▸ **Rows from a dataset of charts and code**:
# # # # #

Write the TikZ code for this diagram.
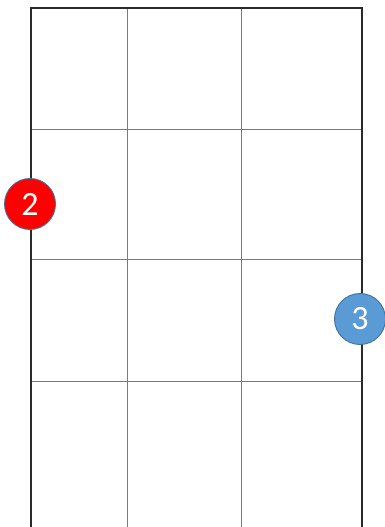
\documentclass[tikz,border=0pt]{standalone}
\usepackage{fontspec}
\setmainfont{Carlito}
\definecolor{gridgray}{HTML}{7A7A7A}
\definecolor{frame}{HTML}{2A2A2A}
\definecolor{badgeblue}{HTML}{5B9BD5}
\definecolor{badgeedge}{HTML}{41719C}
\tikzset{
  x=1pt,y=1pt,
  inner/.style={draw=gridgray,line width=1pt},
  outer/.style={draw=frame,line width=1.4pt},
  badge/.style={circle,minimum size=51pt,inner sep=0pt,draw=badgeedge,line width=0.9pt,text=white,font=\fontsize{34}{34}\selectfont}
}
\begin{document}
\begin{tikzpicture}
\useasboundingbox (0,0) rectangle (385,527);
% inner grid
\draw[inner] (127,0) -- (127,519);
\draw[inner] (241,0) -- (241,519);
\draw[inner] (31,397) -- (362,397);
\draw[inner] (31,267) -- (362,267);
\draw[inner] (31,145) -- (362,145);
% outer frame (open at bottom)
\draw[outer] (31,0) -- (31,519) -- (362,519) -- (362,0);
% badges
\node[badge,fill=red] (b2) at (30,323) {2};
\node[badge,fill=badgeblue] (b3) at (360,208) {3};
\end{tikzpicture}
\end{document}
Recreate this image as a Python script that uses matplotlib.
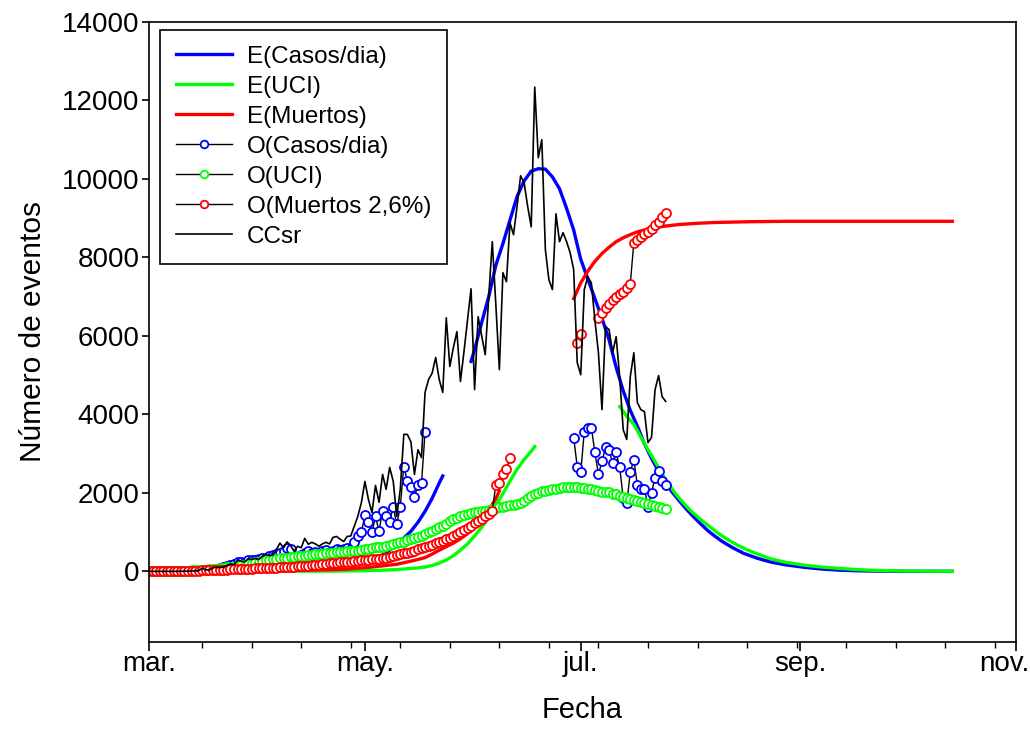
import numpy as np
import matplotlib
matplotlib.use("Agg")
import matplotlib.pyplot as plt
import matplotlib.dates as mdates
from matplotlib.ticker import FixedLocator, FuncFormatter
from matplotlib.transforms import ScaledTranslation

plt.rcParams["font.family"] = ["Liberation Sans", "DejaVu Sans"]

nan = np.nan
START = np.datetime64("2020-03-01")

# model curves: (day since 1 March, value); nan breaks a curve
e_casos_days = [0, 10, 20, 30, 40, 45, 50, 55, 60, 63, 66, 68, 70, 72, 74, 76, 78, 80, 82, 83,
                87,
                91, 92, 94, 96, 98, 100, 102, 104, 106, 108, 110, 112, 114, 116, 118, 120, 122,
                124, 126, 128, 130, 132, 134, 136, 138, 140, 142, 144, 146, 148, 150, 152, 154,
                156, 158, 160, 162, 165, 168, 172, 176, 180, 185, 190, 195, 200, 205, 210, 215,
                220, 227]
e_casos = [0, 5, 15, 30, 50, 70, 100, 150, 230, 300, 420, 540, 690, 850, 1020, 1250, 1530, 1860,
           2250, 2430,
           nan,
           5350, 5650, 6340, 7000, 7800, 8350, 8950, 9550, 9950, 10200, 10260, 10250, 10050,
           9750, 9250, 8700, 7950, 7450, 6950, 6450, 5900, 5200, 4600, 4100, 3700, 3250, 2880,
           2550, 2250, 2000, 1780, 1570, 1380, 1200, 1030, 890, 760, 600, 460, 330, 230, 165,
           105, 60, 30, 15, 7, 3, 1, 0, 0]

e_uci_days = [0, 50, 60, 65, 70, 75, 78, 80, 82, 84, 86, 88, 90, 92, 94, 96, 98, 100, 102, 104,
              106, 108, 109,
              120,
              133, 135, 137, 139, 141, 143, 145, 147, 149, 151, 153, 155, 157, 159, 161, 163,
              166, 169, 172, 176, 180, 185, 190, 195, 200, 205, 210, 215, 220, 227]
e_uci = [0, 5, 15, 25, 45, 80, 110, 150, 210, 290, 400, 540, 700, 900, 1120, 1380, 1680, 1980,
         2300, 2600, 2850, 3060, 3180,
         nan,
         4200, 3950, 3750, 3420, 3100, 2800, 2480, 2200, 1950, 1740, 1550, 1390, 1240, 1100,
         960, 840, 680, 550, 440, 310, 230, 160, 110, 75, 45, 25, 14, 8, 4, 1]

e_muertos_days = [0, 20, 40, 55, 62, 70, 75, 78, 80, 82, 84, 86, 88, 90, 92, 94, 96, 98, 99,
                  110,
                  120, 122, 124, 126, 128, 130, 132, 134, 136, 138, 140, 143, 146, 150, 155,
                  160, 170, 180, 200, 227]
e_muertos = [0, 5, 20, 50, 100, 180, 280, 350, 440, 540, 630, 720, 830, 960, 1120, 1320, 1560,
             1850, 2050,
             nan,
             6950, 7350, 7650, 7900, 8100, 8260, 8400, 8500, 8580, 8650, 8700, 8760, 8800,
             8840, 8870, 8890, 8910, 8920, 8920, 8920]

# observed daily series
o_casos_first = 20
o_casos = [80, 100, 130, 160, 180, 250, 250, 230, 280, 300,
           290, 320, 350, 340, 380, 420, 450, 480, 520, 600,
           560, 280, 300, 420, 460, 510, 480, 500, 450, 520,
           540, 500, 520, 560, 540, 560, 600, 560, 760, 890,
           990, 1430, 1250, 990, 1400, 1020, 1550, 1400, 1250, 1650,
           1200, 1650, 2670, 2300, 2150, 1900, 2200, 2250, 3540] + [nan] * 41 + [
           3410, 2670, 2520, 3560, 3650, 3660, 3030, 2470, 2800, 3160,
           3080, 2770, 3030, 2650, 1880, 1730, 2520, 2850, 2190, 2110,
           2110, 1650, 2000, 2390, 2550, 2290, 2210]

o_uci_first = 0
o_uci = [0, 0, 0, 0, 0, 5, 5, 10, 10, 15,
         20, 20, 25, 30, 35, 40, 45, 50, 60, 70,
         80, 90, 100, 110, 120, 130, 150, 170, 190, 210,
         230, 250, 265, 280, 295, 310, 320, 330, 340, 350,
         360, 370, 380, 390, 400, 410, 420, 430, 440, 450,
         460, 470, 480, 490, 500, 505, 510, 515, 520, 530,
         540, 560, 580, 600, 610, 620, 630, 650, 670, 690,
         710, 740, 760, 790, 820, 850, 880, 910, 950, 990,
         1030, 1080, 1120, 1160, 1200, 1290, 1330, 1370, 1410, 1440,
         1460, 1490, 1500, 1510, 1530, 1550, 1570, 1600, 1620, 1640,
         1650, 1660, 1680, 1700, 1720, 1750, 1800, 1860, 1910, 1960,
         2000, 2040, 2060, 2080, 2090, 2110, 2130, 2150, 2160, 2150,
         2140, 2140, 2130, 2120, 2110, 2090, 2070, 2050, 2030, 2020,
         2010, 1980, 1960, 1930, 1900, 1880, 1850, 1820, 1790, 1760,
         1740, 1710, 1690, 1660, 1640, 1620, 1600]

o_muertos_first = 0
o_muertos = [0, 0, 0, 0, 5, 5, 5, 10, 10, 10,
             15, 15, 15, 20, 20, 25, 25, 30, 30, 35,
             40, 40, 45, 50, 50, 55, 60, 60, 65, 70,
             75, 75, 80, 85, 90, 90, 95, 100, 105, 110,
             115, 120, 125, 130, 135, 140, 150, 160, 170, 180,
             190, 200, 210, 220, 230, 240, 245, 250, 260, 270,
             280, 290, 300, 305, 310, 320, 335, 350, 370, 390,
             410, 430, 455, 480, 505, 530, 560, 590, 620, 650,
             680, 715, 750, 785, 820, 860, 900, 950, 1000, 1050,
             1100, 1160, 1230, 1290, 1340, 1400, 1450, 1530, 2210, 2260,
             2470, 2600, 2900] + [nan] * 18 + [
             5830, 6060, nan, nan, nan, nan, 6460, 6590, 6720, 6820,
             6920, 7000, 7070, 7130, 7230, 7330, 8370, 8450, 8530, 8600,
             8650, 8730, 8830, 8910, 9030, 9140]

ccsr_first = 0
ccsr = [0, 0, 0, 0, 0, 0, 0, 0, 0, 0,
        5, 5, 10, 10, 15, 80, 40, 30, 90, 100,
        100, 110, 150, 190, 170, 280, 260, 240, 320, 300,
        330, 300, 380, 430, 400, 420, 560, 720, 600, 750,
        660, 510, 640, 600, 840, 690, 740, 700, 640, 700,
        740, 700, 865, 890, 820, 760, 890, 900, 1150, 1400,
        1750, 2290, 1830, 1500, 2190, 1760, 2470, 2090, 2650, 2300,
        1400, 2090, 3490, 3490, 3300, 2470, 3100, 2900, 4560, 4890,
        5050, 5450, 4890, 4560, 6460, 5220, 5700, 6110, 4840, 5600,
        6400, 7200, 4630, 6490, 6000, 5520, 7000, 8400, 6800, 5140,
        7610, 7380, 8880, 8580, 9300, 10080, 9900, 9300, 8780, 12340,
        10540, 11000, 8200, 7430, 7180, 9110, 8400, 8630, 8400, 8120,
        7690, 5320, 5010, 7180, 7510, 7350, 6400, 5570, 4120, 6240,
        6160, 5570, 5980, 4960, 3610, 3360, 4960, 5570, 4300, 4120,
        4070, 3280, 3410, 4630, 4990, 4450, 4330]

month_labels = {3: "mar.", 5: "may.", 7: "jul.", 9: "sep.", 11: "nov."}


def to_dates(days):
    return START + np.array(days, dtype="timedelta64[D]")


def daily(first, values):
    return to_dates(np.arange(first, first + len(values)))


fig = plt.figure(figsize=(10.3, 7.42), dpi=100)
ax = fig.add_axes([0.1447, 0.1348, 0.8417, 0.8356])

ax.plot(to_dates(e_casos_days), e_casos, color="#0000ff", lw=2.4, label="E(Casos/dia)")
ax.plot(to_dates(e_uci_days), e_uci, color="#00ff00", lw=2.4, label="E(UCI)")
ax.plot(to_dates(e_muertos_days), e_muertos, color="#ff0000", lw=2.4, label="E(Muertos)")

obs = [
    (o_casos_first, o_casos, "#0000ff", "O(Casos/dia)"),
    (o_uci_first, o_uci, "#00ff00", "O(UCI)"),
    (o_muertos_first, o_muertos, "#ff0000", "O(Muertos 2,6%)"),
]
for first, vals, col, lab in obs:
    ax.plot(daily(first, vals), vals, color="black", lw=1.0, marker="o", ms=6.5,
            mfc="white", mec=col, mew=1.3, label=lab)

ax.plot(daily(ccsr_first, ccsr), ccsr, color="black", lw=1.2, label="CCsr")

ax.set_xlim(to_dates([0, 245]))
ax.set_ylim(-1800, 14000)
ax.set_yticks(range(0, 14001, 2000))
ax.xaxis.set_major_locator(mdates.MonthLocator(bymonth=[3, 5, 7, 9, 11]))
ax.xaxis.set_major_formatter(FuncFormatter(lambda v, p: month_labels.get(mdates.num2date(v).month, "")))
ax.xaxis.set_minor_locator(FixedLocator(mdates.date2num(to_dates(range(15, 245, 14)))))

ax.tick_params(which="major", direction="out", labelsize=20)
ax.tick_params(axis="x", which="major", length=6.5, width=1.2, pad=0)
ax.tick_params(axis="y", which="major", length=5, width=1.2, pad=2)
ax.tick_params(which="minor", direction="out", length=4.3, width=1.0)
ax.tick_params(top=False, right=False)
for s in ax.spines.values():
    s.set_linewidth(1.2)

ax.set_xlabel("Fecha", fontsize=21, labelpad=14)
ax.set_ylabel("Número de eventos", fontsize=21.5, labelpad=11)

leg = ax.legend(loc="upper left", bbox_to_anchor=(11 / 867, 1 - 8 / 620), borderaxespad=0,
                fontsize=17.5, frameon=True, fancybox=False, edgecolor="black", framealpha=1,
                handlelength=2.3, handletextpad=0.62, labelspacing=0.33, borderpad=0.65,
                numpoints=1)
leg.get_frame().set_linewidth(1.2)
for h in leg.legend_handles[3:6]:
    h.set_markersize(5.5)

# keep the last month label inside the figure
fig.canvas.draw()
n_major = len(ax.xaxis.get_majorticklocs())
nov = ax.xaxis.get_major_ticks()[n_major - 1].label1
nov.set_horizontalalignment("right")
nov.set_transform(nov.get_transform() + ScaledTranslation(0.13, 0, fig.dpi_scale_trans))

fig.savefig("out.png", dpi=100)
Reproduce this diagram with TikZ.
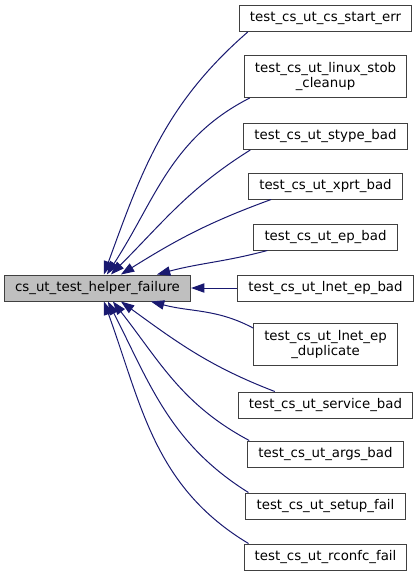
\documentclass[tikz,border=0pt]{standalone}
\usepackage{fontspec}
\setmainfont{DejaVu Sans}
\usetikzlibrary{arrows.meta,calc}
\definecolor{Edge}{HTML}{191970}
\definecolor{Frame}{HTML}{404040}
\definecolor{Focus}{HTML}{BFBFBF}

\begin{document}
\begin{tikzpicture}[x=0.75pt,y=0.75pt,
    func/.style={draw=Frame,fill=white,line width=0.75pt,minimum height=19.5pt,
      inner xsep=8pt,inner ysep=2pt,font=\fontsize{10}{11.5}\selectfont,align=center},
    cur/.style={func,fill=Focus},
    call/.style={Edge,line width=0.75pt,-{Triangle[length=10pt,width=7pt]}}
  ]
    \useasboundingbox (0,0) rectangle (419,-576);
    \node[cur] (main) at (97.5,-288) {cs\_ut\_test\_helper\_failure};
    \node[func] (c1) at (325.5,-18.5) {test\_cs\_ut\_cs\_start\_err};
    \node[func,minimum height=31.5pt] (c2) at (325.5,-76.5) {test\_cs\_ut\_linux\_stob\\\_cleanup};
    \node[func] (c3) at (325.5,-136.5) {test\_cs\_ut\_stype\_bad};
    \node[func] (c4) at (325.5,-186) {test\_cs\_ut\_xprt\_bad};
    \node[func] (c5) at (325.5,-237) {test\_cs\_ut\_ep\_bad};
    \node[func] (c6) at (325.5,-288) {test\_cs\_ut\_lnet\_ep\_bad};
    \node[func,minimum height=31.5pt] (c7) at (325.5,-344.5) {test\_cs\_ut\_lnet\_ep\\\_duplicate};
    \node[func] (c8) at (325.5,-405) {test\_cs\_ut\_service\_bad};
    \node[func] (c9) at (325.5,-454) {test\_cs\_ut\_args\_bad};
    \node[func] (c10) at (325.5,-506) {test\_cs\_ut\_setup\_fail};
    \node[func] (c11) at (325.5,-557) {test\_cs\_ut\_rconfc\_fail};
    % callers above the box
    \foreach \c/\dx/\o/\i/\mx in {c1/9/221/70/100,c2/6/207/57/103,c3/7/212/45/107,
        c4/23/200/32/117,c5/14/195/15/153}
      \draw[call] ($(\c.south west)+(\dx,0)$) to[out=\o,in=\i] ($(main.north west)+(\mx,0)$);
    \draw[call] (c6) -- (main);
    % callers below the box
    \foreach \c/\dx/\dy/\o/\i/\mx in {c7/0/-5/152/345/147,c8/37/0/159/324/117,
        c9/2/0/152/308/109,c10/3/0/148/297/104,c11/5/0/149/290/100}
      \draw[call] ($(\c.north west)+(\dx,\dy)$) to[out=\o,in=\i] ($(main.south west)+(\mx,0)$);
  \end{tikzpicture}
\end{document}
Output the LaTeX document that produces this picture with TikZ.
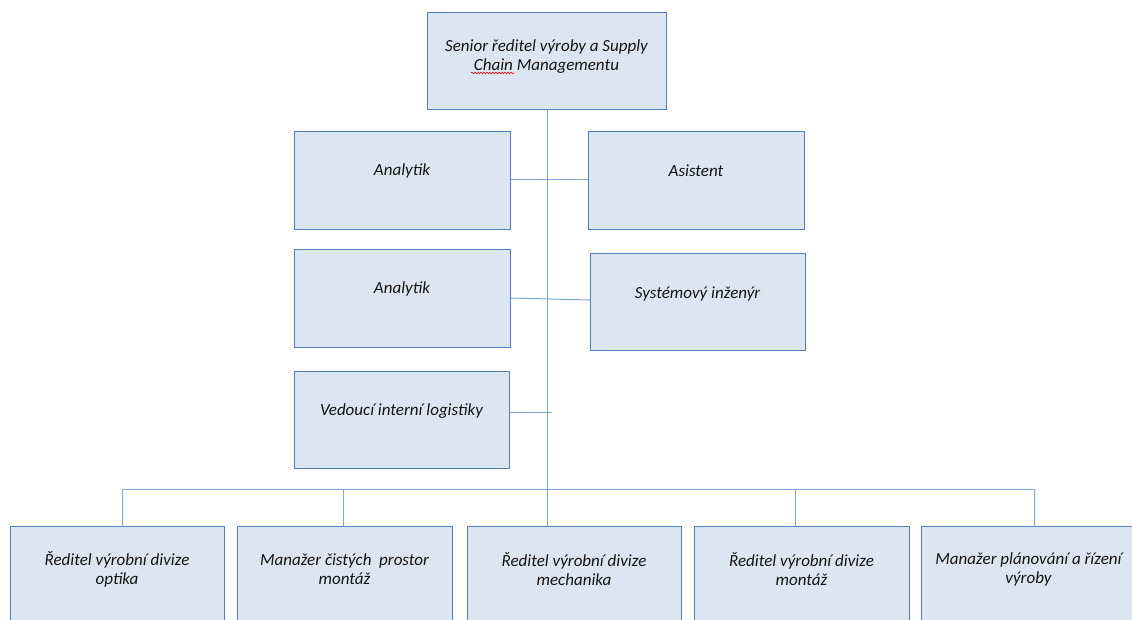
\documentclass[tikz,border=0pt]{standalone}
\usepackage{fontspec}
\setmainfont{Carlito}
\usetikzlibrary{calc,decorations.pathmorphing}
\definecolor{boxfill}{RGB}{220,230,242}
\definecolor{boxline}{RGB}{79,129,189}
\definecolor{wirecol}{RGB}{125,167,217}
\definecolor{ink}{RGB}{20,20,20}
\begin{document}
\begin{tikzpicture}[x=1pt,y=-1pt,
  box/.style={draw=boxline, fill=boxfill, line width=1pt, inner sep=0pt, anchor=north west},
  lbl/.style={font=\fontsize{17}{19}\selectfont\itshape, text=ink, align=center, inner sep=0pt},
  wire/.style={draw=wirecol, line width=1pt}]
\useasboundingbox (0,0) rectangle (1132,619);
\clip (0,0) rectangle (1132,619);

% top position
\node[box, minimum width=239pt, minimum height=97pt] (top) at (427,12) {};
\node[lbl] (ttop) at (546.5,56.5) {Senior ředitel výroby a Supply\\Chain Managementu};
\draw[red, line width=0.6pt, decorate, decoration={snake, amplitude=0.8pt, segment length=3pt}] (471,73) -- (514,73);

% staff positions
\node[box, minimum width=216pt, minimum height=98pt] (an1) at (294,131) {};
\node[lbl] (tan1) at (402,171) {Analytik};
\node[box, minimum width=216pt, minimum height=98pt] (asi) at (588,131) {};
\node[lbl] (tasi) at (696,171) {Asistent};
\node[box, minimum width=216pt, minimum height=98pt] (an2) at (294,249) {};
\node[lbl] (tan2) at (402,289) {Analytik};
\node[box, minimum width=215pt, minimum height=97pt] (sys) at (590,253) {};
\node[lbl] (tsys) at (697.5,294) {Systémový inženýr};
\node[box, minimum width=215pt, minimum height=97pt] (ved) at (294,371) {};
\node[lbl] (tved) at (401.5,411) {Vedoucí interní logistiky};

% line managers
\node[box, minimum width=214pt, minimum height=98pt] (b1) at (10,526) {};
\node[lbl] (tb1) at (117,569.5) {Ředitel výrobní divize\\optika};
\node[box, minimum width=215pt, minimum height=98pt] (b2) at (237,526) {};
\node[lbl] (tb2) at (344.5,569.5) {Manažer čistých~ prostor\\montáž};
\node[box, minimum width=214pt, minimum height=98pt] (b3) at (467,526) {};
\node[lbl] (tb3) at (574,569.5) {Ředitel výrobní divize\\mechanika};
\node[box, minimum width=215pt, minimum height=98pt] (b4) at (694,526) {};
\node[lbl] (tb4) at (801.5,569.5) {Ředitel výrobní divize\\montáž};
\node[box, minimum width=215pt, minimum height=98pt] (b5) at (921,526) {};
\node[lbl] (tb5) at (1028.5,569.5) {Manažer plánování a řízení\\výroby};

% connectors
\draw[wire] (top.south) -- (top.south |- b3.north);
\draw[wire] (an1.east |- 0,179) -- (asi.west |- 0,179);
\draw[wire] (an2.east |- 0,298) -- (sys.west |- 0,300);
\coordinate (vstub) at (552,412);
\draw[wire] (ved.east |- vstub) -- (vstub);

\coordinate (d1) at (122,489);
\coordinate (d2) at (343,489);
\coordinate (d4) at (795,489);
\coordinate (d5) at (1034,489);
\draw[wire] (d1) -- (d5);
\draw[wire] (d1) -- (d1 |- b1.north);
\draw[wire] (d2) -- (d2 |- b2.north);
\draw[wire] (d4) -- (d4 |- b4.north);
\draw[wire] (d5) -- (d5 |- b5.north);
\end{tikzpicture}
\end{document}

# # # # #

▸ **WORK INSTRUCTIONS**: Could you quote, word for word, only the lines from the one containing "Output the LaTeX" through the one containing "(471,73) -- (514,73);", both included, and leave out any pictures?

▸ **SOLUTION FOR THIS EXERCISE**:
Output the LaTeX document that produces this picture with TikZ.
\documentclass[tikz,border=0pt]{standalone}
\usepackage{fontspec}
\setmainfont{Carlito}
\usetikzlibrary{calc,decorations.pathmorphing}
\definecolor{boxfill}{RGB}{220,230,242}
\definecolor{boxline}{RGB}{79,129,189}
\definecolor{wirecol}{RGB}{125,167,217}
\definecolor{ink}{RGB}{20,20,20}
\begin{document}
\begin{tikzpicture}[x=1pt,y=-1pt,
  box/.style={draw=boxline, fill=boxfill, line width=1pt, inner sep=0pt, anchor=north west},
  lbl/.style={font=\fontsize{17}{19}\selectfont\itshape, text=ink, align=center, inner sep=0pt},
  wire/.style={draw=wirecol, line width=1pt}]
\useasboundingbox (0,0) rectangle (1132,619);
\clip (0,0) rectangle (1132,619);

% top position
\node[box, minimum width=239pt, minimum height=97pt] (top) at (427,12) {};
\node[lbl] (ttop) at (546.5,56.5) {Senior ředitel výroby a Supply\\Chain Managementu};
\draw[red, line width=0.6pt, decorate, decoration={snake, amplitude=0.8pt, segment length=3pt}] (471,73) -- (514,73);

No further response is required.